Public leisure's only partially recovered from the pandemic - so what happens next?
Tim Hollingsworth blogs about how data from the Moving Communities tool is helping Sport England, government and the sector to develop a new vision for local facilities and services.
Public leisure facilities and services have a vital, if not unique, role to play in our 10-year vision for sport and activity because of their value to the people who use them most.
For decades they have fed the next generation’s love of sport and being active, supported those with health conditions through good days and bad, and connected us all to our communities in a safe, friendly, and local space.
Many of us learned to swim or had our first game of five-a-side in facilities owned and run by local authorities.
Like all parts of society, the pandemic has hit public leisure hard. In the past year, government investment delivered by us through the £100m National Leisure Recovery Fund has helped many of these vital spaces to reopen.
This, in combination with additional local authority funding and operator reserves, has reduced the funding gap for local leisure services significantly.
Moving Communities – our new data platform tracking the sector’s performance, sustainability and social value – has monitored participation at public leisure facilities throughout this period and is giving us, the sector and government the clearest picture we’ve ever had of how leisure services are performing, improving and making an impact in their communities.
The Challenge -
Months after the pandemic restrictions were lifted, public leisure’s recovery is still only partial. In August 2021 the number of individuals using these facilities was 62% of the total who visited in August 2019. Many of these are younger users, meaning many older people have yet to return.
The Opportunity -
Even small improvements can make a huge difference to participation and the social value our sector delivers.
The more recent a facility’s refurbishment, the higher its rate of recovery.
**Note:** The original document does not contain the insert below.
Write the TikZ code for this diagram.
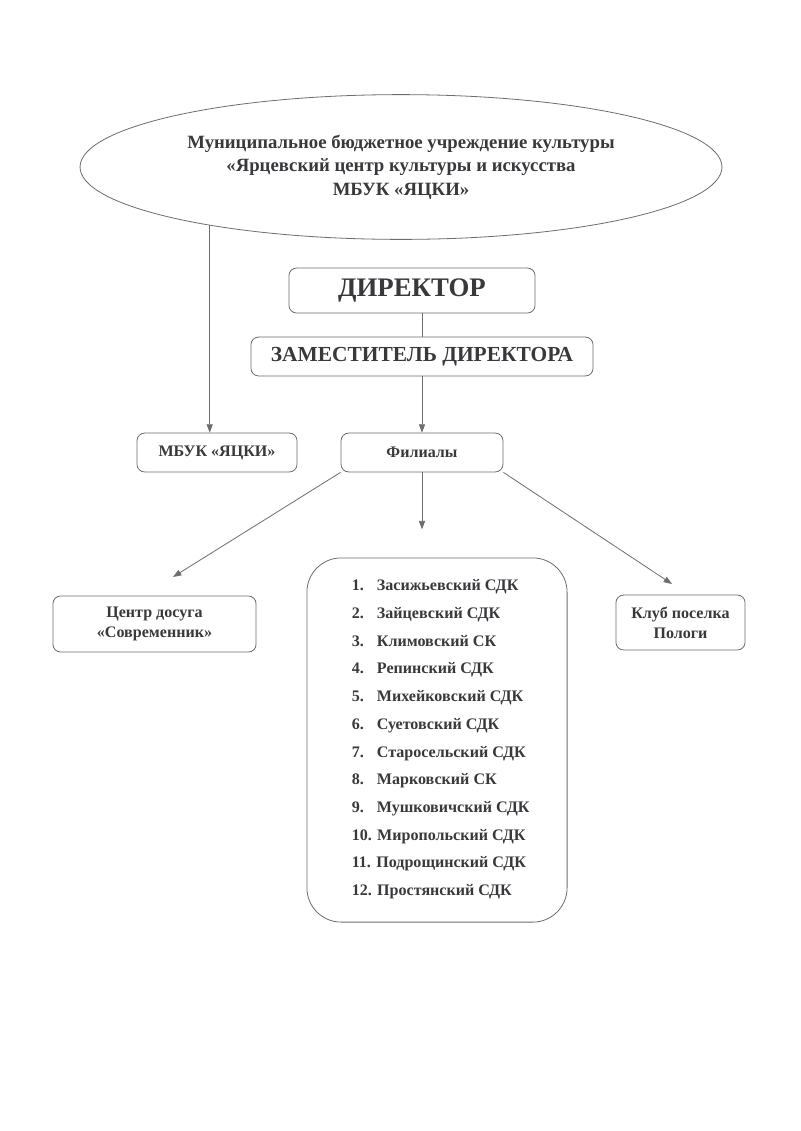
\documentclass[tikz,border=0pt]{standalone}
\usepackage{fontspec}
\setmainfont{Liberation Serif}
\usepackage{tikz}
\usetikzlibrary{arrows.meta,positioning,shapes.geometric,calc}
\definecolor{ink}{HTML}{3A383C}
\definecolor{rulegray}{HTML}{6E6C70}
\tikzset{
  unitbox/.style={
    rectangle, rounded corners=2mm, draw=rulegray, line width=0.6pt,
    text=ink, font=\bfseries\fontsize{12}{15}\selectfont, align=center,
    inner sep=2pt, minimum width=#1, minimum height=10.2mm
  },
  unitbox/.default=42mm,
  headbox/.style={
    rectangle, rounded corners=2mm, draw=rulegray, line width=0.6pt,
    text=ink, font=\bfseries\fontsize{#1}{#1}\selectfont, align=center,
    inner sep=2pt
  },
  orgellipse/.style={
    ellipse, draw=rulegray, line width=0.6pt, text=ink,
    font=\bfseries\fontsize{14}{17.5}\selectfont, align=center,
    minimum width=168.5mm, minimum height=38mm, inner sep=0pt
  },
  listbox/.style={
    rectangle, rounded corners=9mm, draw=rulegray, line width=0.6pt,
    minimum width=68.3mm, minimum height=95.6mm, inner sep=0pt
  },
  listtext/.style={
    text=ink, font=\bfseries\fontsize{12}{20.7}\selectfont, align=left,
    inner sep=0pt, anchor=north west
  },
  linkarrow/.style={
    -{Triangle[length=2.2mm,width=1.6mm]}, draw=rulegray, line width=0.6pt
  },
  link/.style={draw=rulegray, line width=0.6pt},
}
\newcommand{\itemno}[1]{\makebox[6.6mm][l]{#1}}
\begin{document}
\begin{tikzpicture}[x=0.2625mm, y=-0.2625mm]
  \useasboundingbox[fill=white] (0,0) rectangle (800,1131);
  \node[orgellipse] (org) at (401,167) {Муниципальное бюджетное учреждение культуры\\«Ярцевский центр культуры и искусства\\МБУК «ЯЦКИ»};
  \node[headbox=20, minimum width=64.6mm, minimum height=11.8mm] (director) at (412,290.5) {ДИРЕКТОР};
  \node[headbox=16, minimum width=89.8mm, minimum height=10.2mm] (deputy) at (422,356.5) {ЗАМЕСТИТЕЛЬ ДИРЕКТОРА};
  \node[unitbox] (mbuk) at (217,452.5) {МБУК «ЯЦКИ»};
  \node[unitbox=42.5mm] (filials) at (422,452.5) {Филиалы};
  \node[unitbox=53.3mm, minimum height=14.7mm] (leisure) at (154.5,624) {Центр досуга\\«Современник»};
  \node[unitbox=33.9mm, minimum height=14.4mm] (club) at (680.5,622.5) {Клуб поселка\\Пологи};
  \node[listbox] (branches) at (437,740) {};
  \node[listtext] (branchlist) at ($(branches.north west)+(45,22)$) {%
    \itemno{1.}Засижьевский СДК\\
    \itemno{2.}Зайцевский СДК\\
    \itemno{3.}Климовский СК\\
    \itemno{4.}Репинский СДК\\
    \itemno{5.}Михейковский СДК\\
    \itemno{6.}Суетовский СДК\\
    \itemno{7.}Старосельский СДК\\
    \itemno{8.}Марковский СК\\
    \itemno{9.}Мушковичский СДК\\
    10. Миропольский СДК\\
    11. Подрощинский СДК\\
    12. Простянский СДК};
  \coordinate (toleisure) at (173,577);
  \coordinate (toclub) at (672,584);
  \draw[linkarrow] (org.197) -- (org.197 |- mbuk.north);
  \draw[link] (director.south -| deputy.north) -- (deputy.north);
  \draw[linkarrow] (deputy.south) -- (deputy.south |- filials.north);
  \draw[linkarrow] (filials.south west) -- (toleisure);
  \draw[linkarrow, shorten >=7.4mm] (filials.south) -- (filials.south |- branches.north);
  \draw[linkarrow] (filials.south east) -- (toclub);
\end{tikzpicture}
\end{document}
Across England, Moving Communities is showing us that facilities last refurbished under 10 years ago averaged a higher rate of return than those in the previous decade, who are in turn ahead of those last refurbished 20-30 years ago.
Together, these findings from Moving Communities demonstrate why we must reflect on both the challenge and the opportunity.
We cannot just reopen facilities and expect a full recovery, we must change how we and others invest in them to deliver services that are relevant and accessible.
That is why we were privileged to convene several discussions with our sector in recent weeks to review Moving Communities’ findings and expand on the thinking demonstrated by new reports like the ‘Securing the future of public sport and leisure services’ report produced by the Association of Public Service Excellence, the Local Government Association and Chief Leisure Officers Association, as well as ukactive’s ‘Decade of Change for Public Sector Leisure’and Swim England’s ‘A Decade of Decline’.
Our sector shares a vision of facilities for sport and activity that drive health and wellbeing within each neighbourhood and is developing ambitious new plans to tackle inequality, support climate targets and level up in our communities.
To safeguard the future of public leisure with a renewed sense of purpose at its heart, we’ve found a strong appetite for collaboration among local authorities, leisure operators, community sport organisations and others to develop new thinking and products, leadership skills and advocacy we’re committed to supporting.
In response, my colleagues and I have been proactive, outlining this vision to the government to help inform decisions in their upcoming spending review.
Early in the new year we also hope to publish detailed findings from our work during the pandemic, alongside a unified vision for the future of public leisure that delivers sport and activity’s potential to transform the lives of people and communities.
It will be a key part of how we make Uniting the Movement a reality.
In the future, these services won’t always look the same as they have in the past, and nor should they.
But going forward, I know the Moving Communities platform will help local leaders and champions of sport and activity to not just recover public leisure but to remake it for their communities.